* **Records with drawing code**
════════

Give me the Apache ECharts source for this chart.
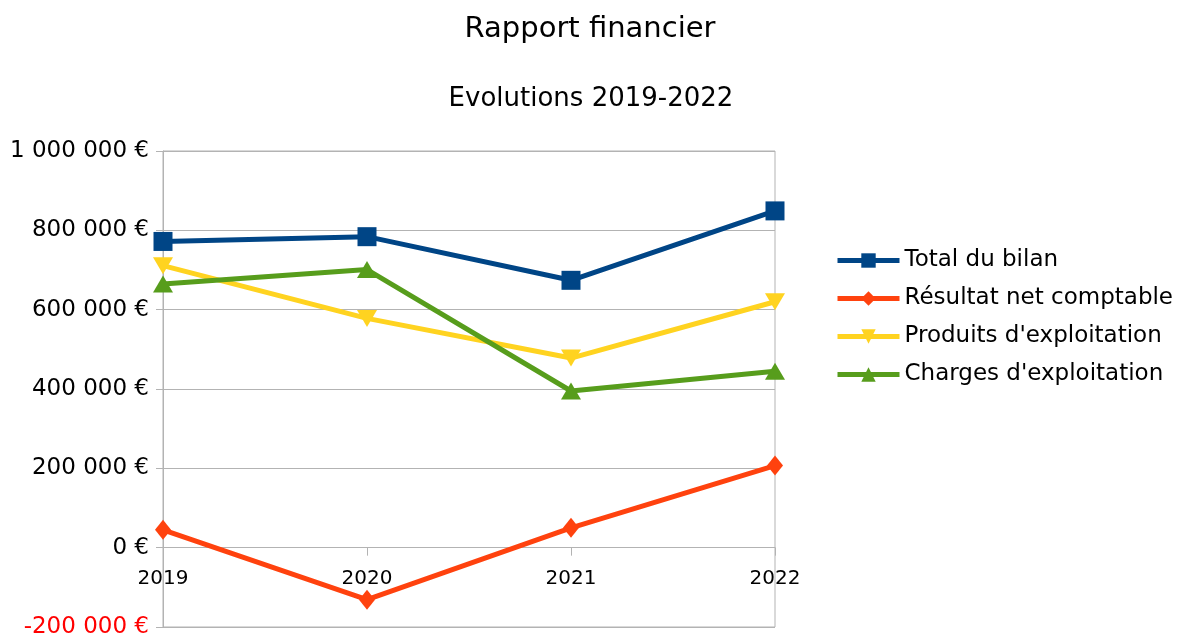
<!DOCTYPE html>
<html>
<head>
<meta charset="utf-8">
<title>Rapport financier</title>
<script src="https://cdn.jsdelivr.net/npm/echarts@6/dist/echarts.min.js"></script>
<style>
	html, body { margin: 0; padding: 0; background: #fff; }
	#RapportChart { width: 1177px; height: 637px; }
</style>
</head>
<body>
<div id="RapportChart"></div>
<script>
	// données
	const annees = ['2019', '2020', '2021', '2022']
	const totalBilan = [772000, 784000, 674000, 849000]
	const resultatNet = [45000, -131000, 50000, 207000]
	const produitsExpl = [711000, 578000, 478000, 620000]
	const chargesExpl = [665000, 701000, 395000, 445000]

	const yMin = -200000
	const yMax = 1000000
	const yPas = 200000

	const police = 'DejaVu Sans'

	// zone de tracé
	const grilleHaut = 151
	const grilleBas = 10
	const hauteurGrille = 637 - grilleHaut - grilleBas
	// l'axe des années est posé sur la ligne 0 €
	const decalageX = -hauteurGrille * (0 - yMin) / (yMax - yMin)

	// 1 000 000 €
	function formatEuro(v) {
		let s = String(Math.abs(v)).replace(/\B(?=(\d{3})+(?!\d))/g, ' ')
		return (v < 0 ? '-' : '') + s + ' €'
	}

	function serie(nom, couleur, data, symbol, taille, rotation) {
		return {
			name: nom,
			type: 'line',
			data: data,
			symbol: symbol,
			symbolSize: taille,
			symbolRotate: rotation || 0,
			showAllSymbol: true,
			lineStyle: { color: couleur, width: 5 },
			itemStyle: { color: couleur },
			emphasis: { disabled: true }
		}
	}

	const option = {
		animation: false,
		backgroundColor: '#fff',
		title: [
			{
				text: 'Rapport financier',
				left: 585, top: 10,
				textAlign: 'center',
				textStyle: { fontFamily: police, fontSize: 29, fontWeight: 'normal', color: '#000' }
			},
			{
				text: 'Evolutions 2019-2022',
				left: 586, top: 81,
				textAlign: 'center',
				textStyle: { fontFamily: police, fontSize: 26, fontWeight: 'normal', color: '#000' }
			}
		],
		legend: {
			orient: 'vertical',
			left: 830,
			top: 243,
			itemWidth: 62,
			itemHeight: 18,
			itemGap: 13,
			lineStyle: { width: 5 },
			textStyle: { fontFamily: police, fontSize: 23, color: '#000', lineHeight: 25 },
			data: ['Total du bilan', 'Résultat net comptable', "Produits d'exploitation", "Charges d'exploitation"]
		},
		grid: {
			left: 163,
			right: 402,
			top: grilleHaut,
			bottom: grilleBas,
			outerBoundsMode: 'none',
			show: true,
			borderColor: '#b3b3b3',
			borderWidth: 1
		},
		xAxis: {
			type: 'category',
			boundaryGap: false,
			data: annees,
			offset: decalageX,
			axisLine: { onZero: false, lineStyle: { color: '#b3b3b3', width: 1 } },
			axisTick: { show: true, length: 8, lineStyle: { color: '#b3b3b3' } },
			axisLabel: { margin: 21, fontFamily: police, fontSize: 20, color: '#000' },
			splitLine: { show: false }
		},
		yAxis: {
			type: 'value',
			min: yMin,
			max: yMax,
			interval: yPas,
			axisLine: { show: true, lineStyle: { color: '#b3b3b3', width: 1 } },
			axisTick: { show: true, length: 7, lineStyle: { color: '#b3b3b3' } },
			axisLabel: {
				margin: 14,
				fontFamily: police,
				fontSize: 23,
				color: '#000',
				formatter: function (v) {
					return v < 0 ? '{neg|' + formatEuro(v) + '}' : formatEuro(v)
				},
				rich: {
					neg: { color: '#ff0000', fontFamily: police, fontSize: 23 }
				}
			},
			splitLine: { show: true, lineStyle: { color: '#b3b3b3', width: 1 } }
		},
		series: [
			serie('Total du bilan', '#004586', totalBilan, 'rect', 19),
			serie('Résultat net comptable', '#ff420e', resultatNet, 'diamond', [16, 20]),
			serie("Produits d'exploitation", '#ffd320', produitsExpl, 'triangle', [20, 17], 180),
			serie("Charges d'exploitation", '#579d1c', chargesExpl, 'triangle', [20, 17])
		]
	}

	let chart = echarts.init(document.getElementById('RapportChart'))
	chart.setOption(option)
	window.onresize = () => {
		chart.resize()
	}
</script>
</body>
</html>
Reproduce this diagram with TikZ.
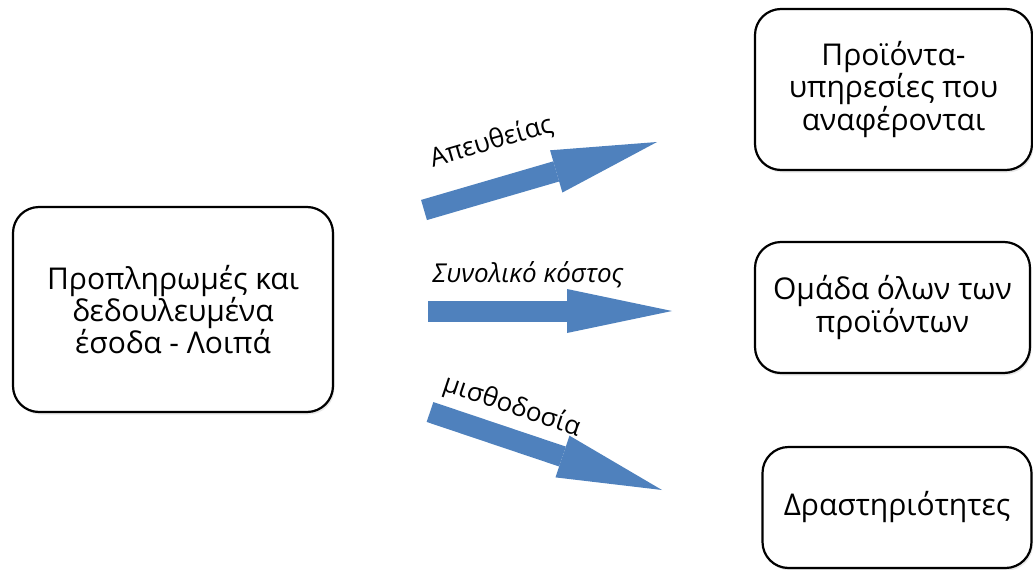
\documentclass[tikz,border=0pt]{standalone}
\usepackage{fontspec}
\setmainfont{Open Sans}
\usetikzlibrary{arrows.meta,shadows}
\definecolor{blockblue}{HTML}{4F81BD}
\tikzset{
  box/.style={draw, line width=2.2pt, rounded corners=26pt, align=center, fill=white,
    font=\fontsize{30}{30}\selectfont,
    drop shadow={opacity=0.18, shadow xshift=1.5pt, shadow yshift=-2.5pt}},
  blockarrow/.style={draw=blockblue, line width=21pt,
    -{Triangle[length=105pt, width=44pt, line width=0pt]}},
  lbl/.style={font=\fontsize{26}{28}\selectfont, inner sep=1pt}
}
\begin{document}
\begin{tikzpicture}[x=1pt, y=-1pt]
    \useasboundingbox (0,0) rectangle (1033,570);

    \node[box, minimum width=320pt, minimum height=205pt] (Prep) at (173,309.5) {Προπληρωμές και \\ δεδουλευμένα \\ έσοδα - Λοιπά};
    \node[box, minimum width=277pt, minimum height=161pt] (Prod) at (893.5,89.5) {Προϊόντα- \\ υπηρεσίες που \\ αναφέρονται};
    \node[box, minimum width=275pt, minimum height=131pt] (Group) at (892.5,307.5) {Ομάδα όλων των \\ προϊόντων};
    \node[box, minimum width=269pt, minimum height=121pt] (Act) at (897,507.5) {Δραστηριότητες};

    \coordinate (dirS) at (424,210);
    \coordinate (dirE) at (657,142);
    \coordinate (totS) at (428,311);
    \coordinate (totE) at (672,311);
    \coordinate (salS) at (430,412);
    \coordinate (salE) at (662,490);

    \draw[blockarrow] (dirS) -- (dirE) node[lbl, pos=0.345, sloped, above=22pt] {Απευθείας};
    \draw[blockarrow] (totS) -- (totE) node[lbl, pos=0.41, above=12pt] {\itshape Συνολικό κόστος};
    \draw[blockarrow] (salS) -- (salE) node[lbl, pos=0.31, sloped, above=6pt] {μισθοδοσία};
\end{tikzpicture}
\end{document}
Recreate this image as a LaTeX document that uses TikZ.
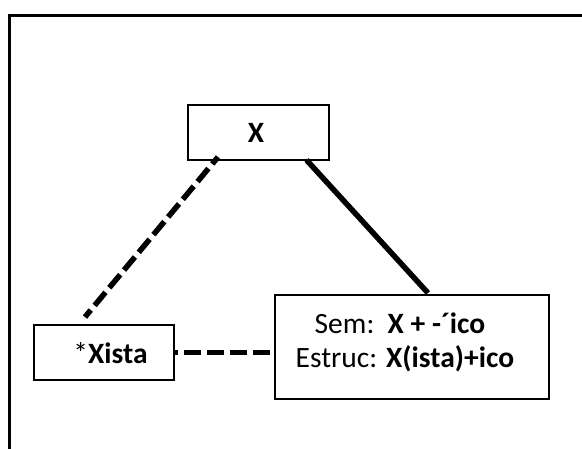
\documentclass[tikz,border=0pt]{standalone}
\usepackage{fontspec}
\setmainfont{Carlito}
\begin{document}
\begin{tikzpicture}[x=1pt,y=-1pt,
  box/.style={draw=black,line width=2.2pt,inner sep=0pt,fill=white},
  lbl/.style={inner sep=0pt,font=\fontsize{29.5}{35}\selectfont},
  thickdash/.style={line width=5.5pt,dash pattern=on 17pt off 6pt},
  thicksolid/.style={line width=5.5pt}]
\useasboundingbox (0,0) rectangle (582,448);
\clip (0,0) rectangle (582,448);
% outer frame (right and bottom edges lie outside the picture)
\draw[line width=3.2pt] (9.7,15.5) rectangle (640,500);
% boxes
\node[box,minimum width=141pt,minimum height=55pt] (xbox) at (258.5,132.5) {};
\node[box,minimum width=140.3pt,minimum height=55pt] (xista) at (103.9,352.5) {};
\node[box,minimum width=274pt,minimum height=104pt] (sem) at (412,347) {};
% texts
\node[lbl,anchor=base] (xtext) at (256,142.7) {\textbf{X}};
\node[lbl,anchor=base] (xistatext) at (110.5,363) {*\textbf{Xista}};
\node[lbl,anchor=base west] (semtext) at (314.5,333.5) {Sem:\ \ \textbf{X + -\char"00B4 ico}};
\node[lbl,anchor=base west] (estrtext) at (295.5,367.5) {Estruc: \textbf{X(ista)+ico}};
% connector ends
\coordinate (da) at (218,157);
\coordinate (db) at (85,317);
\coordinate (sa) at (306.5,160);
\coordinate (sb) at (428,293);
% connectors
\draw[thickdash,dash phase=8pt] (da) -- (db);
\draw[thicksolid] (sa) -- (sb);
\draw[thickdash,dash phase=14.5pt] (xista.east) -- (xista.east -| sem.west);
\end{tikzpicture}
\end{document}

════════

* **Exercise goal**
For each line of the entries that includes "this", show that line.

* **Written answer**
Give me the Apache ECharts source for this chart.
Reproduce this diagram with TikZ.
Recreate this image as a LaTeX document that uses TikZ.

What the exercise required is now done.